We went walking around with my friend and when we got to the stage gates, I saw it. A swamp. Pools of mud where people were trying to walk. I braved it, but looking around we all seemed like expert Walking Dead extras. Everyone was walking slow and soulful, trying to get around the mud without falling. This picture doesn’t even do justice to how my feet ended up. After going around the festival’s various stages, we made it to the Revival Tent stage, where Of Monsters And Men played. It was an awesome set. The band didn’t much differ from their album versions of the songs, but I enjoyed it a lot. The tent was packed. It seems to me that the festival’s main stage would have been better for their set.
For me, it was an unprecedented experience. I was only there a little over 26 hours and only caught four acts: Eitch, Of Monsters And Men, MUTEMATH, and Dispatch. I was highly pleased with each of those sets, but I was thirsty for more music. In my usual Wakarusa experience I catch from 6 to 9 sets each day. I even left my camera and fisheye lens back at my tent for the evening after OMAM, because it was so bad.
The four sets I caught were great. The big surprise was Eitch, the electronica diva that we found by chance while she performed at the Satellite Stage (best kept, mud-wise, of stages).

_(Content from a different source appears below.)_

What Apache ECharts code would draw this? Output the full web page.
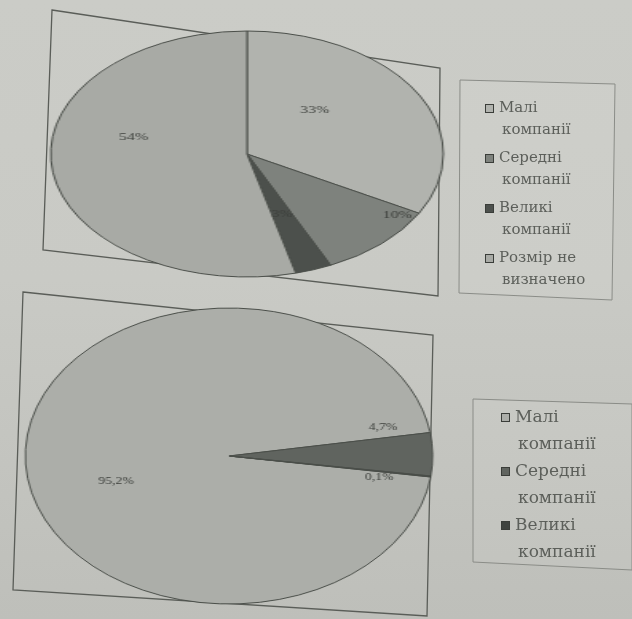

She had a fun set. We got there in time to listen to “Sun and Moon” and “Curious”. Eitch is releasing an EP in a series of singles, free to download in various music blogs, so check out her site.

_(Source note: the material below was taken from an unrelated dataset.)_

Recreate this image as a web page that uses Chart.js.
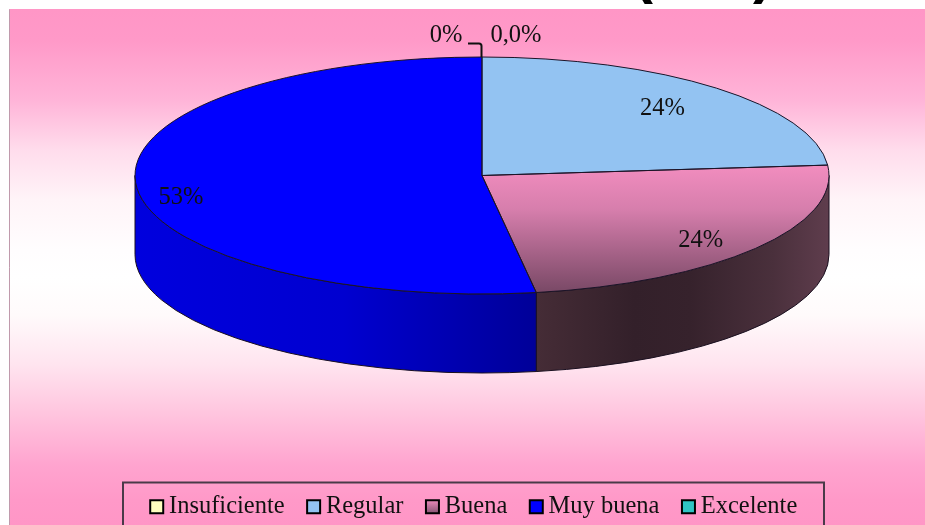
<!DOCTYPE html>
<html>
<head>
<meta charset="utf-8">
<script src="https://cdn.jsdelivr.net/npm/chart.js@4"></script>
<style>
  html, body { margin: 0; padding: 0; background: #fff; overflow: hidden; }
  canvas { display: block; }
</style>
</head>
<body>
<canvas id="pie" width="925" height="525"></canvas>
<script>
const categories = ['Insuficiente', 'Regular', 'Buena', 'Muy buena', 'Excelente'];
const values = [0, 23.6, 23.9, 52.5, 0];
const valueLabels = ['0%', '24%', '24%', '53%', '0,0%'];
const colors = ['#ffffc0', '#93c3f2', '#c07aa0', '#0000ff', '#2fc4c4'];

// the flattened disc as it sits on the page
const cx = 482, cy = 175.5, rx = 347, ry = 118.5, depth = 79;
const serif = '"Liberation Serif", "Times New Roman", serif';

function buenaTop(chart) {
  const area = chart.chartArea;
  if (!area) return colors[2];
  const r = Math.min(area.width, area.height) / 2;
  const midY = (area.top + area.bottom) / 2;
  const g = chart.ctx.createLinearGradient(0, midY + (165 - cy) * r / ry, 0, midY + (293 - cy) * r / ry);
  g.addColorStop(0, '#f28dbf');
  g.addColorStop(0.35, '#d67eac');
  g.addColorStop(1, '#784865');
  return g;
}

function sideFill(ctx, index) {
  const g = ctx.createLinearGradient(cx - rx, 0, cx + rx, 0);
  if (index === 2) {
    g.addColorStop(0.58, '#452c36');
    g.addColorStop(0.72, '#33202a');
    g.addColorStop(0.8, '#36222c');
    g.addColorStop(0.92, '#4a303c');
    g.addColorStop(1, '#5f3d4d');
  } else {
    g.addColorStop(0, '#0000de');
    g.addColorStop(0.3, '#0000d0');
    g.addColorStop(0.58, '#000098');
  }
  return g;
}

const disc3d = {
  id: 'disc3d',
  beforeDraw(chart) {
    const ctx = chart.ctx;
    const g = ctx.createLinearGradient(0, 9, 0, 525);
    [[0, '#ff96c6'], [0.06, '#ff99c8'], [0.176, '#ffb4d8'], [0.273, '#ffdcec'], [0.37, '#fff4f8'],
     [0.467, '#fffdfe'], [0.52, '#ffffff'], [0.593, '#fffafb'], [0.69, '#ffe4ef'], [0.787, '#ffc4de'],
     [0.884, '#ffa4cf'], [0.952, '#ff99c8'], [1, '#ff96c6']]
      .forEach(s => g.addColorStop(s[0], s[1]));
    ctx.save();
    ctx.fillStyle = g;
    ctx.fillRect(9, 9, 916, 516);
    ctx.strokeStyle = '#c09aac';
    ctx.lineWidth = 1;
    ctx.beginPath();
    ctx.moveTo(9.5, 525);
    ctx.lineTo(9.5, 9.5);
    ctx.stroke();
    // bottoms of the cropped heading brackets
    ctx.fillStyle = '#000';
    ctx.font = 'bold 60px "Liberation Sans", Arial, sans-serif';
    ctx.textBaseline = 'alphabetic';
    ctx.textAlign = 'center';
    ctx.fillText('(', 643, -8);
    ctx.fillText(')', 763, -8);
    ctx.restore();
  },
  beforeDatasetsDraw(chart) {
    const ctx = chart.ctx;
    const arcs = chart.getDatasetMeta(0).data;
    // side wall, only the half of the rim that faces the viewer
    arcs.forEach((el, i) => {
      if (!values[i]) return;
      const a0 = Math.max(el.startAngle, 0);
      const a1 = Math.min(el.endAngle, Math.PI);
      if (a1 <= a0) return;
      ctx.save();
      ctx.beginPath();
      ctx.ellipse(cx, cy, rx, ry, 0, a0, a1);
      ctx.ellipse(cx, cy + depth, rx, ry, 0, a1, a0, true);
      ctx.closePath();
      ctx.fillStyle = sideFill(ctx, i);
      ctx.strokeStyle = '#1a1020';
      ctx.lineWidth = 1;
      ctx.fill();
      ctx.stroke();
      ctx.restore();
    });
    const first = arcs[0];
    ctx.save();
    ctx.translate(cx, cy);
    ctx.scale(rx / first.outerRadius, ry / first.outerRadius);
    ctx.translate(-first.x, -first.y);
  },
  afterDatasetsDraw(chart) {
    const ctx = chart.ctx;
    ctx.restore();
    const arcs = chart.getDatasetMeta(0).data;
    ctx.save();
    ctx.strokeStyle = '#1c1428';
    ctx.lineWidth = 1;
    arcs.forEach((el, i) => {
      if (!values[i]) return;
      ctx.beginPath();
      ctx.moveTo(cx, cy);
      ctx.ellipse(cx, cy, rx, ry, 0, el.startAngle, el.endAngle);
      ctx.closePath();
      ctx.stroke();
    });
    ctx.restore();
  },
  afterDraw(chart) {
    const ctx = chart.ctx;
    const arcs = chart.getDatasetMeta(0).data;
    const reach = [0, 0.77, 0.8, 0.87, 0];
    const nudge = [0, 0, 7, 14, 0];
    ctx.save();
    // leader for the two empty slices
    ctx.strokeStyle = '#111';
    ctx.lineWidth = 2;
    ctx.beginPath();
    ctx.moveTo(cx - 0.5, cy - ry);
    ctx.lineTo(cx - 0.5, 46);
    ctx.quadraticCurveTo(cx - 0.5, 43.5, cx - 3, 43.5);
    ctx.lineTo(468, 43.5);
    ctx.stroke();

    ctx.fillStyle = '#111';
    ctx.font = '24.5px ' + serif;
    ctx.textAlign = 'center';
    ctx.textBaseline = 'middle';
    valueLabels.forEach((text, i) => {
      if (!values[i]) {
        ctx.fillText(text, i === 0 ? 446 : 516, 36);
        return;
      }
      const mid = (arcs[i].startAngle + arcs[i].endAngle) / 2;
      ctx.fillText(text, cx + Math.cos(mid) * rx * reach[i], cy + Math.sin(mid) * ry * reach[i] + nudge[i]);
    });

    // legend frame, runs off the bottom of the picture
    ctx.strokeStyle = '#4a3a48';
    ctx.lineWidth = 2;
    ctx.beginPath();
    ctx.moveTo(123, 525);
    ctx.lineTo(123, 482.5);
    ctx.lineTo(824, 482.5);
    ctx.lineTo(824, 525);
    ctx.stroke();
    ctx.restore();
  }
};

new Chart(document.getElementById('pie'), {
  type: 'pie',
  data: {
    labels: categories,
    datasets: [{
      data: values,
      backgroundColor: ctx => ctx.dataIndex === 2 ? buenaTop(ctx.chart) : colors[ctx.dataIndex],
      borderWidth: 0,
      clip: false
    }]
  },
  options: {
    responsive: false,
    animation: false,
    events: [],
    layout: { padding: { left: 29, bottom: -4 } },
    plugins: {
      tooltip: { enabled: false },
      legend: {
        position: 'bottom',
        labels: {
          usePointStyle: true,
          pointStyle: 'rect',
          boxWidth: 0.01,
          boxHeight: 13,
          padding: 29,
          color: '#111',
          font: { family: serif, size: 24.5 },
          generateLabels(chart) {
            const items = Chart.overrides.pie.plugins.legend.labels.generateLabels(chart);
            items.forEach((item, i) => {
              item.fillStyle = colors[i];
              item.strokeStyle = '#000';
              item.lineWidth = 2;
              item.pointStyle = 'rect';
              if (i === 2) {
                const g = chart.ctx.createLinearGradient(0, 498, 0, 512);
                g.addColorStop(0.1, '#f28dbf');
                g.addColorStop(1, '#905a7a');
                item.fillStyle = g;
              }
            });
            return items;
          }
        }
      }
    }
  },
  plugins: [disc3d]
});
</script>
</body>
</html>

That evening, after Of Monsters and Men, I was able to catch MUTEMATH, the alternative rock band from NOLA. I’ve liked them for a few years now, ever since the first time I heard “Typical”, sometime around 2007. They were on my list of must-watch and were SO great! The crowd was a lot smaller than for OMAM, but it was a lot more intense. Those guys are alive. Paul Meany, the main vocalist and keyboardist, ended up the set by doing a armstand on this piano, wuuuut! And he even rocked the keytar at some point in the show. You guys, the KEYTAR!
My (and Waka’s) last show on Friday was Dispatch. I couldn’t help but to compared them to State Radio (both bands include Chad Urmston’s genius as main vocals, guitar), and well, I like State Radio a lot better. Dispatch delivered, nonetheless. They started out the set with classic songs, including “The General” and “Bang Bang”, to then move to their most recent material.
After the Dispatch set, the last one on the Main Stage on Friday night, around 1:30AM a big ass storm hit us. I had never experience a crazy storm with tornado warning conditions inside a tent, and I never want to again. After the crazy winds, the water continued falling, hard. And it was around 10:30 and 11AM the following day when it finally stopped. I didn’t even want to imagine what the conditions were like around the gates and stages after all that water. In media camping close to the main entrance, we saw five trucks full of gravel come into the festival grounds. But I don’t think anything could help the mud pit of main stage camping at that point.
One of the stages got shut down for at least half a day that Saturday. Around 3PM that day I decided to pack my wet tent and head back to my car. The lineup was weak enough to not be worth it. The only Saturday sets that were attractive to me were Ozomatli, The Coup (who were scheduled in the afternoon at the stage that was out of commission), and GROUPLOVE, who cancelled sometime before the festival started. By the time I reached my car, the sun had come out. I sent my good vibes to all my fellow Wakarusos who were left at the mountain (probably because they couldn’t get their cars out of the main stage camping aka Swamp City Capital) and to the Mulberry Mountain (the nature sanctuary was that completely destroyed with almost 30,000 walking around the muddy ground) and left. That drive back was beautiful. Here’s a slice of it:
All in all, Wakarusa was not all it could have been this year. Music-wise, I doubt they will ever top 2011 (Ben Harper, Mumford & Sons, Michael Franti, My Morning Jacket, Thievery Corporation, Grace Potter & The Nocturnals). And when it comes to the overall experience, 2012 is the standard organizers need to go by. Waka 2012 looked better organized (no porta-potty station right next to the food area), beautiful, clean, and it all ran smooth. This year was quite the mess, and not just because of the weather. I wasn’t the only one to think so.
It’s safe to say that Waka 2013 will be remembered in several ways: Swamparusa, Muddarusa, The Wakapocalypse, etc. Better luck next year, my dear Waka. Lineup and weather-wise.